The confidence in America, and American virtue, that became nearly universal during the Second World War had enough momentum to carry us into the very different war that we waged against Soviet totalitarianism. But it was not strong enough to withstand the assault upon it from left-wing radicals in the 1960s.

Will the consensus that spontaneously materialized on September 11 succeed in resisting the similar assault that began being mounted against it within hours by the guerrillas-with-tenure in the universities, along with their spiritual and political disciples scattered throughout other quarters of our culture?

The answer no doubt depends primarily both on whether-God forbid-we are hit again by terrorists and on how well the military side of the war will go. Thus, antiwar activity on some campuses was dampened by our mind-boggling success in Afghanistan. On the other hand, the mopping-up operation there created an opportunity for more subtle forms of opposition to gain traction. Complaints arose about alleged tramplings of civil liberties here at home, and then about the treatment of detainees in Guantanamo Bay.

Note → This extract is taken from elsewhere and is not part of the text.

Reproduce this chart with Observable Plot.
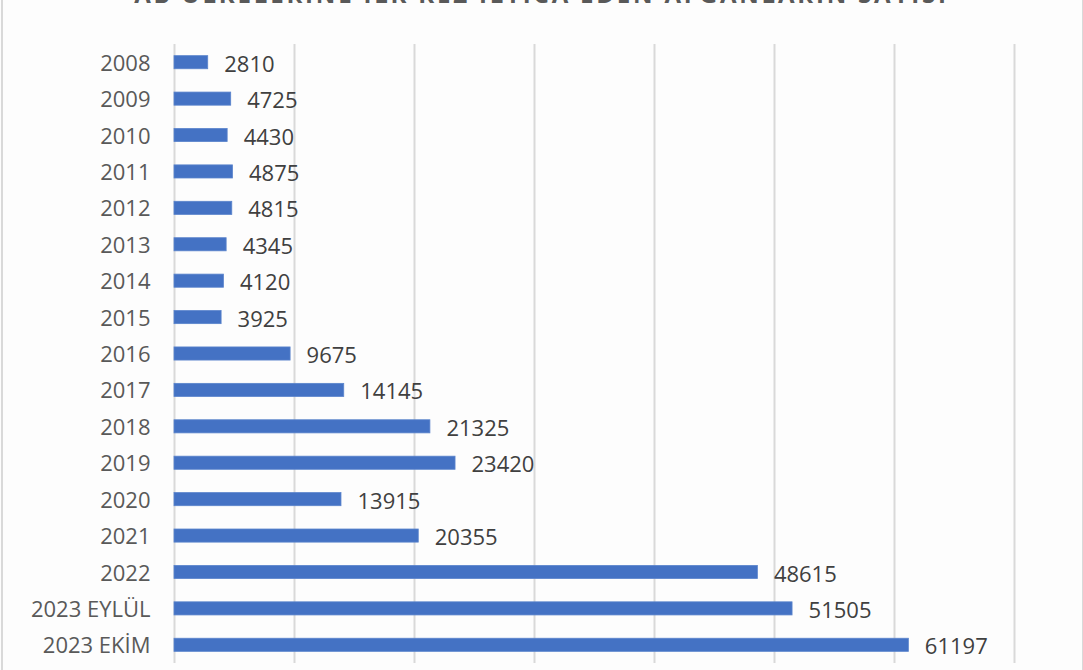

Though those concerns were soon shown to be almost entirely baseless and even preposterous, I suppose some people raised them in good faith. But it is also true that such issues could and did serve as a respectable cover for opposition to further military action. This is how it worked during Vietnam, when demonstrably false accusations of war crimes were lodged against certain lawful American military tactics, were uncritically accepted as proved, and were then used as a potent weapon by the antiwar movement.

Be that as it may, of one thing we can be sure: As the war widens, opposition will widen along with it. We could already see this happening after President Bush spoke of an "axis of evil" in his State of the Union speech. This wonderfully bold declaration aroused anger and contempt throughout the world. Even the Europeans, after offering us their condolences over September 11, could scarcely let a decent interval pass before going back into the ancient family business of trying to prove how vastly superior in wisdom and finesse they were to us.

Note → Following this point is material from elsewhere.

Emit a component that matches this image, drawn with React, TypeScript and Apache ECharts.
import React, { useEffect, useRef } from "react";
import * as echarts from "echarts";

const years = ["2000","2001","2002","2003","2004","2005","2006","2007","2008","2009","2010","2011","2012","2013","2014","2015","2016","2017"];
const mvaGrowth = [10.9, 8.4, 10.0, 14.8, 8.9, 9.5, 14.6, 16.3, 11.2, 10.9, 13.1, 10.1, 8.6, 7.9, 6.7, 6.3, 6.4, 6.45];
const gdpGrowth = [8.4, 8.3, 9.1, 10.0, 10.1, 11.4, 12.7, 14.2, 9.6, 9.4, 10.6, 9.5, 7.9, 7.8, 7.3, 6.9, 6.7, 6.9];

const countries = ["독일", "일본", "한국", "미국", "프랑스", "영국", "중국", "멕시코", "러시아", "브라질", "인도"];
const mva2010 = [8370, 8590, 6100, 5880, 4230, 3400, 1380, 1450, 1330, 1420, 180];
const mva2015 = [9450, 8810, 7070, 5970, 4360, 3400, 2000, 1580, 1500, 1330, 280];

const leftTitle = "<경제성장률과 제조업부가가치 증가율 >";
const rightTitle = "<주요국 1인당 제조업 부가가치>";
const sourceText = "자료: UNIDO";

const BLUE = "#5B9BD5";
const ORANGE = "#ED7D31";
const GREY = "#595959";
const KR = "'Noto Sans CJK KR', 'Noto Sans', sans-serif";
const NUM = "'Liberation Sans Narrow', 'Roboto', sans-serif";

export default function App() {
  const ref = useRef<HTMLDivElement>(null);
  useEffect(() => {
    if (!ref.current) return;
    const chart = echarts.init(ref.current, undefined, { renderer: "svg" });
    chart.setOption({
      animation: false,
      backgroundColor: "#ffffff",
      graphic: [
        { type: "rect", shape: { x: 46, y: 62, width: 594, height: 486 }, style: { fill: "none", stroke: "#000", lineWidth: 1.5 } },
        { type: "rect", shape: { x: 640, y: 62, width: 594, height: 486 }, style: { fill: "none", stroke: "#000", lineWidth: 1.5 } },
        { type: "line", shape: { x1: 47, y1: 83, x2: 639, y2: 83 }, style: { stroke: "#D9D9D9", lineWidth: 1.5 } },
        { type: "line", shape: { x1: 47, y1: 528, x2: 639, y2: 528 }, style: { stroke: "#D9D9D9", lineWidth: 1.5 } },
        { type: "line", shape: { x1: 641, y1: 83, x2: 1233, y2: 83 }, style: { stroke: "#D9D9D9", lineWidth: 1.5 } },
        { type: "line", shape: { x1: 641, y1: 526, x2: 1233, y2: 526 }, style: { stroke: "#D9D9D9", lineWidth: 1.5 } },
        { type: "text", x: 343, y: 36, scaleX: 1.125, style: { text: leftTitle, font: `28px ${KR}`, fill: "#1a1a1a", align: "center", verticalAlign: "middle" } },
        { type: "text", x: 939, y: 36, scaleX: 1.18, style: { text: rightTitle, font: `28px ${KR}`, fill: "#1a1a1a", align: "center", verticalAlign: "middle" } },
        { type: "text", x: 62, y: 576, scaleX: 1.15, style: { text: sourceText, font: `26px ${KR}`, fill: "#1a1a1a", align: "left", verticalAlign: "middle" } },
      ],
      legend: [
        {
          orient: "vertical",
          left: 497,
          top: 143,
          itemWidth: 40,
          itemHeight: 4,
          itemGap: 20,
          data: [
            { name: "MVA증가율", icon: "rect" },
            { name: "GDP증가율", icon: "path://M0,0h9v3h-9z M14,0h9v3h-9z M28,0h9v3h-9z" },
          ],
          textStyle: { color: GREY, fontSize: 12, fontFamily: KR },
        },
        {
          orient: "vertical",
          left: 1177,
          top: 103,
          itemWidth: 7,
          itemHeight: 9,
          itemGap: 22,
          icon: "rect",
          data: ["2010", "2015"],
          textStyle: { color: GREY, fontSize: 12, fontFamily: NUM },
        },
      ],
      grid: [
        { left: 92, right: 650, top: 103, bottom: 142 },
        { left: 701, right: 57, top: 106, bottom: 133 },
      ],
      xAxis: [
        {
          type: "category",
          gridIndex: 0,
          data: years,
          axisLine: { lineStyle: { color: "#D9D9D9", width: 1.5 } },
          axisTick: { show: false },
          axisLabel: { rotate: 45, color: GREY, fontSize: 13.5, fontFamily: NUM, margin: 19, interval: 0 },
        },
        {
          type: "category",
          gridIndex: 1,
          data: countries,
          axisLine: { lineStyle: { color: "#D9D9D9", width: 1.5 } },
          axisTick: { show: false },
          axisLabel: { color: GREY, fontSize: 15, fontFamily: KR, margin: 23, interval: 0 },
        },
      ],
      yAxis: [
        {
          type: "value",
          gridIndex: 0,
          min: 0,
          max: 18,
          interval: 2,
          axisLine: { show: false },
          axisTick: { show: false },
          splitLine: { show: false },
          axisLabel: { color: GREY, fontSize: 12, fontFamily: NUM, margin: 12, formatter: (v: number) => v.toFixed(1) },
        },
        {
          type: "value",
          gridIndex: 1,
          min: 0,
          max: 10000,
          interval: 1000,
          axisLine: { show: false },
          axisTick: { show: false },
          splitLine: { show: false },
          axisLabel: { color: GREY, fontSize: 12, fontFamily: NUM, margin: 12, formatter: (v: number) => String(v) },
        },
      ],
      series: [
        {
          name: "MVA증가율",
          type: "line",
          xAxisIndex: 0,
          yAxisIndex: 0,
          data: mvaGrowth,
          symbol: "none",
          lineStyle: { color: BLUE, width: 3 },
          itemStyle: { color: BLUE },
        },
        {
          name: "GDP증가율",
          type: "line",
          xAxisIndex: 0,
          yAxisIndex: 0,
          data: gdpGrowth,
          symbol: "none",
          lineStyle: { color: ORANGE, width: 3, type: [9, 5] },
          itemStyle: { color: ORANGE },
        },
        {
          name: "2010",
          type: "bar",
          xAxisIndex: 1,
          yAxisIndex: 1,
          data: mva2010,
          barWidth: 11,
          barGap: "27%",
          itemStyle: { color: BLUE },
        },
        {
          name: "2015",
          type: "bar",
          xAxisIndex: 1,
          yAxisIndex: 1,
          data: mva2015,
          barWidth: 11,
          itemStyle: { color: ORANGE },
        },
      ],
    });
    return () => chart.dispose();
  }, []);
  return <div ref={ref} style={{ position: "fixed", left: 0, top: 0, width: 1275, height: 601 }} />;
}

At home, much the same position was expressed by the New York Times and other publications ranging from the Center to the hard Left. In these precincts the president was hit for recklessness and overreaching, while terms redolent of Vietnam like "slippery slope" and "quagmire" were resurrected. Yet unlike the antiwar movement during Vietnam, which was almost completely made up of leftists and liberals, today's developing opposition resembles the one we had during the run-up to the Gulf War: It is forging a coalition of the hard Left, elements of the soft Left, and sectors of the American Right.

As this kind of thing metastasizes, a great responsibility will fall upon those of us who stand in awe of the moral courage and the strategic clarity President Bush has increasingly shown since September 11. We will need to mobilize all our intellectual firepower to fight off the arguments against the Bush Doctrine and to expose them for what they really are: appeasement and defeatism traveling under other names.

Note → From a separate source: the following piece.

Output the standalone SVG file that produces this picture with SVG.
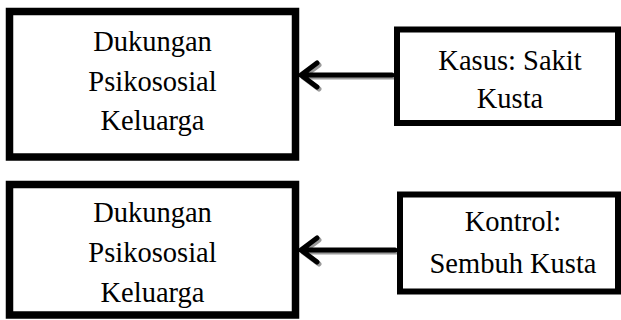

For the time being, if-in a phrase I am borrowing from Matthew Arnold, who borrowed it from the Gospel of Luke-"the one thing needful" is to be done, we old soldiers and our younger colleagues will have to do it pretty much on our own.

What are the demands of this "one thing needful"? They are, first, to remind ourselves, and then to teach our woefully miseducated children, that this country enjoys more freedom and more prosperity more widely shared than any nation in the history of the world. We need, after dwelling for so long on what may be wrong with us, to remember, and to celebrate, how much more is right and good and noble. We need to realize that the answer to the plaintively asked question "Why do they hate us?" is not for whatever crimes we may have committed, but for our accomplishments and our virtues.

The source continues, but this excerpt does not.